Hartford Symphony, Hartford, CT
through April 21, 2013
by Michael J. Moran

What’s a “Roman Holiday” concert without a Respighi tone poem? Though only one of these poems had a direct connection with Italy, solid performances of three repertory standards made the seventh program in the HSO’s current “Masterworks” series a coherent and satisfying evening.

Any concert that opens with a Rossini overture is off to a popular start. Set in ancient Babylon, “Semiramide” was one of the Italian master’s most serious operas, but its overture was just as light and effervescent as any of his many other familiar overtures. Bulgarian-born guest conductor Rossen Milanov led a taut, lively account that featured especially notable playing from HSO brass and woodwinds.

Clancy Newman
Albany native Clancy Newman then joined the orchestra as soloist in a deeply felt performance of Elgar’s 1919 Cello Concerto.
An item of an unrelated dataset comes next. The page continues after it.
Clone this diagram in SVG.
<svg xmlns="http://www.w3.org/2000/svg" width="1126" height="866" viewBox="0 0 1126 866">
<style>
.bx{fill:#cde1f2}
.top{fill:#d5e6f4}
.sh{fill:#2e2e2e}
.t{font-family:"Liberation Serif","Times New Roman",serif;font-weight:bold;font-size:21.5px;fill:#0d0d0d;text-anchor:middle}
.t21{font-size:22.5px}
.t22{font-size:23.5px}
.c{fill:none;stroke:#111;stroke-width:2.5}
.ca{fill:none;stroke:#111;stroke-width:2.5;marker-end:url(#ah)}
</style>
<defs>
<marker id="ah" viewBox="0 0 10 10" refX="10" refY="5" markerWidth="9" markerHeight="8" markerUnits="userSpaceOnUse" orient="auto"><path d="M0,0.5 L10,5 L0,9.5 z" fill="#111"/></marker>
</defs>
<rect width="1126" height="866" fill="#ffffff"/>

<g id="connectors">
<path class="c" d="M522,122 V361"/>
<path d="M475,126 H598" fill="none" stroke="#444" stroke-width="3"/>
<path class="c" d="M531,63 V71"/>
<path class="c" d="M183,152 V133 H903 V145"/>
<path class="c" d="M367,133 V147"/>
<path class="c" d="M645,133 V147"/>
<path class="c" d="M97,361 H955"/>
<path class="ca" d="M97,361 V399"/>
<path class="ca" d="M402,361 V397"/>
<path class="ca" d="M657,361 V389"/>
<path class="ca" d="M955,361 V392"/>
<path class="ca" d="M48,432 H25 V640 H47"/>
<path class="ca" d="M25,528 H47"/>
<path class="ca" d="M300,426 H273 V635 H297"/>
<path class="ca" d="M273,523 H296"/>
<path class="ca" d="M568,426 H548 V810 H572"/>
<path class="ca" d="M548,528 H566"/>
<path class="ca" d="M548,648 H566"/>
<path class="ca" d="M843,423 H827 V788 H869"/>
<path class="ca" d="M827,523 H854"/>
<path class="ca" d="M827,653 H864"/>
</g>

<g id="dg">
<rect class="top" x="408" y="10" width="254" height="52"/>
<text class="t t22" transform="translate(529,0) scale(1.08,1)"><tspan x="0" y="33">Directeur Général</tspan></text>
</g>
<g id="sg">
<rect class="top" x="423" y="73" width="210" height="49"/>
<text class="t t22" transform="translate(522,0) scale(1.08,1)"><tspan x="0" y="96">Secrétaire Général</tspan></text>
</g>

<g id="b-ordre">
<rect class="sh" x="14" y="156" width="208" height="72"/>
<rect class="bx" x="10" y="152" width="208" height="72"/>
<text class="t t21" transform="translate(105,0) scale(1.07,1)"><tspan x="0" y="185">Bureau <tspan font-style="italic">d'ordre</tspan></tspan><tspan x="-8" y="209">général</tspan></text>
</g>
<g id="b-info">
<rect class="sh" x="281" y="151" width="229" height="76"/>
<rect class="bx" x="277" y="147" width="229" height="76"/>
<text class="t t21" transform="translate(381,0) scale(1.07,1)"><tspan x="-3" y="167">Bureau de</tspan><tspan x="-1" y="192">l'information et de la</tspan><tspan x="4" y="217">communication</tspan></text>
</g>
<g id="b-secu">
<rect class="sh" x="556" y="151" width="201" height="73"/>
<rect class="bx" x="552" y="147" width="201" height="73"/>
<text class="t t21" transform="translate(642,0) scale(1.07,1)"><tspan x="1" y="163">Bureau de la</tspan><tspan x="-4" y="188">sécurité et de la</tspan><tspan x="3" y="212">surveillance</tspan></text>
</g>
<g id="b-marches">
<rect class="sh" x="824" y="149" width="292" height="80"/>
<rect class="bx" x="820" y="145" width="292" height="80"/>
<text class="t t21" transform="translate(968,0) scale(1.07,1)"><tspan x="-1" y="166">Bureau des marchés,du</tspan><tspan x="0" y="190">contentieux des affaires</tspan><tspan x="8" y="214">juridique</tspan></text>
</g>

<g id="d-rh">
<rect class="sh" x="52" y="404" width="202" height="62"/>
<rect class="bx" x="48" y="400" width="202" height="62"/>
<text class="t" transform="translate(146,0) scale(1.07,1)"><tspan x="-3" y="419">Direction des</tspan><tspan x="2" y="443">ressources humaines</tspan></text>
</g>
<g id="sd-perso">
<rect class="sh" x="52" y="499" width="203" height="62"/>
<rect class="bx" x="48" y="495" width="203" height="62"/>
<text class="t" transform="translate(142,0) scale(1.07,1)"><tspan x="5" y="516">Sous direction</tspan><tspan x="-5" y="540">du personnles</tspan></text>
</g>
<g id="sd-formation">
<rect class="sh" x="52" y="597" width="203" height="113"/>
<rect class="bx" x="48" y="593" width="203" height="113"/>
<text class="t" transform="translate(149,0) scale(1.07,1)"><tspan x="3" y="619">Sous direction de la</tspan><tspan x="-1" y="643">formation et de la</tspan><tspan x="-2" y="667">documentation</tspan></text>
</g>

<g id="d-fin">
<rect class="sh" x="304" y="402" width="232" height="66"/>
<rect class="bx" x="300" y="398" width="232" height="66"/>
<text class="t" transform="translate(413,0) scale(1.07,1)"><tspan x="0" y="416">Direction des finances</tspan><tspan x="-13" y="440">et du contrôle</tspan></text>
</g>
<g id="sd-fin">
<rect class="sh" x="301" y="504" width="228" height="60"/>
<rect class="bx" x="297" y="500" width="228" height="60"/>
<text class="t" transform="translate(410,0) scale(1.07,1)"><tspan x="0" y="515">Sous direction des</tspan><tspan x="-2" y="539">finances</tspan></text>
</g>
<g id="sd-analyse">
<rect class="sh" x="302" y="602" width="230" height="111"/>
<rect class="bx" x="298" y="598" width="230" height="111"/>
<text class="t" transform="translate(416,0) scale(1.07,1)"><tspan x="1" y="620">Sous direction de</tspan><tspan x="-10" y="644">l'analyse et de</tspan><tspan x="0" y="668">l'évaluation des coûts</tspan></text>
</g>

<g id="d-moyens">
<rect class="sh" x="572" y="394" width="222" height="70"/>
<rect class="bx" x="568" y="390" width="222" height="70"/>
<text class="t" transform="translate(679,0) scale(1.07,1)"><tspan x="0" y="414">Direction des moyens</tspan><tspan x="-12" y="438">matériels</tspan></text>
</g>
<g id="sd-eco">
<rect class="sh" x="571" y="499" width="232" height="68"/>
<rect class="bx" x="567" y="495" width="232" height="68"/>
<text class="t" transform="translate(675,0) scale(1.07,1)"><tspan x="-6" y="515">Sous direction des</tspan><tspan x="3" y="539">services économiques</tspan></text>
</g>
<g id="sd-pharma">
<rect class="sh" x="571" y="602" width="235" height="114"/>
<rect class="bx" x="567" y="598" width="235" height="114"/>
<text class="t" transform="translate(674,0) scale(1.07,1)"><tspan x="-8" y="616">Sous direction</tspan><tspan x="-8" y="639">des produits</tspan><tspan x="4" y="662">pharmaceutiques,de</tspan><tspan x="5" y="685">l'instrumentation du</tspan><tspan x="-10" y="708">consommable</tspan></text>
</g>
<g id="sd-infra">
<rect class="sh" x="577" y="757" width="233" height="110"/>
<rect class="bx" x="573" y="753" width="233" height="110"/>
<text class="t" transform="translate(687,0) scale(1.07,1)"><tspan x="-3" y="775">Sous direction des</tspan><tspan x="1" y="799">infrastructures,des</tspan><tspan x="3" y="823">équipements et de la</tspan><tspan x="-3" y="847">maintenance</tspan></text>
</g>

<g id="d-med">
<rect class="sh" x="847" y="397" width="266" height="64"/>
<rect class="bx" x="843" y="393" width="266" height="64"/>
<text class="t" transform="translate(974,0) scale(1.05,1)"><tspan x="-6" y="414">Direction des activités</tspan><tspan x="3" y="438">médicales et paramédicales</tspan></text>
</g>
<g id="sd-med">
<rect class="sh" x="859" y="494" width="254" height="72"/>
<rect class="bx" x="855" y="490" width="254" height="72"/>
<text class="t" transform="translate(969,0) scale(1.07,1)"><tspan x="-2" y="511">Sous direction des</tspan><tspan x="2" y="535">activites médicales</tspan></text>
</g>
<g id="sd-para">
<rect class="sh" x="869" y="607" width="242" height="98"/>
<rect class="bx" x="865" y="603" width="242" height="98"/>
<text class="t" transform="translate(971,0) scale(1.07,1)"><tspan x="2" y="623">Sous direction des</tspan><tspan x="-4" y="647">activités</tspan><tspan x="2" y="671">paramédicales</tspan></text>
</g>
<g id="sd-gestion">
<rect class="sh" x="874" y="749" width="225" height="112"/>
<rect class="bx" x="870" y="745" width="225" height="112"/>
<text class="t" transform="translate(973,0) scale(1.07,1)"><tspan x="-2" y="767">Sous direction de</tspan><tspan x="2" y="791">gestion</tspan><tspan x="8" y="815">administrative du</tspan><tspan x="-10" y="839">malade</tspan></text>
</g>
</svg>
The English composer’s last major work, it expressed both his nostalgia for the Edwardian era that had been swept away by World War I and his grief over the loss of many friends in that conflict and over his and his wife’s failing health. The elegiac tone of the piece was reflected in its unusual structure: three slow movements leading into a closing Allegro. Milanov and the orchestra gave powerful backing to Newman’s rich and focused cello tone.        

The concert closed with a jubilant rendition of the program’s most obvious namesake, Mendelssohn’s joyous Symphony No. 4, which he called his “Italian” symphony because it was inspired by a tour of Italy that he took in 1831 at the age of 22. Conductor and players again found the emotional core of each movement, from the exuberant opening “Allegro vivace,” the solemn processional “Andante con moto,” the delicate “Con moto moderato,” to the thrilling “Saltarello: Presto” finale.   

Enthusiastic applause for all three pieces suggested not only that no one missed Respighi on this program, but that the prospect of inspired music making has more drawing power for classical audiences than catchy concert titles.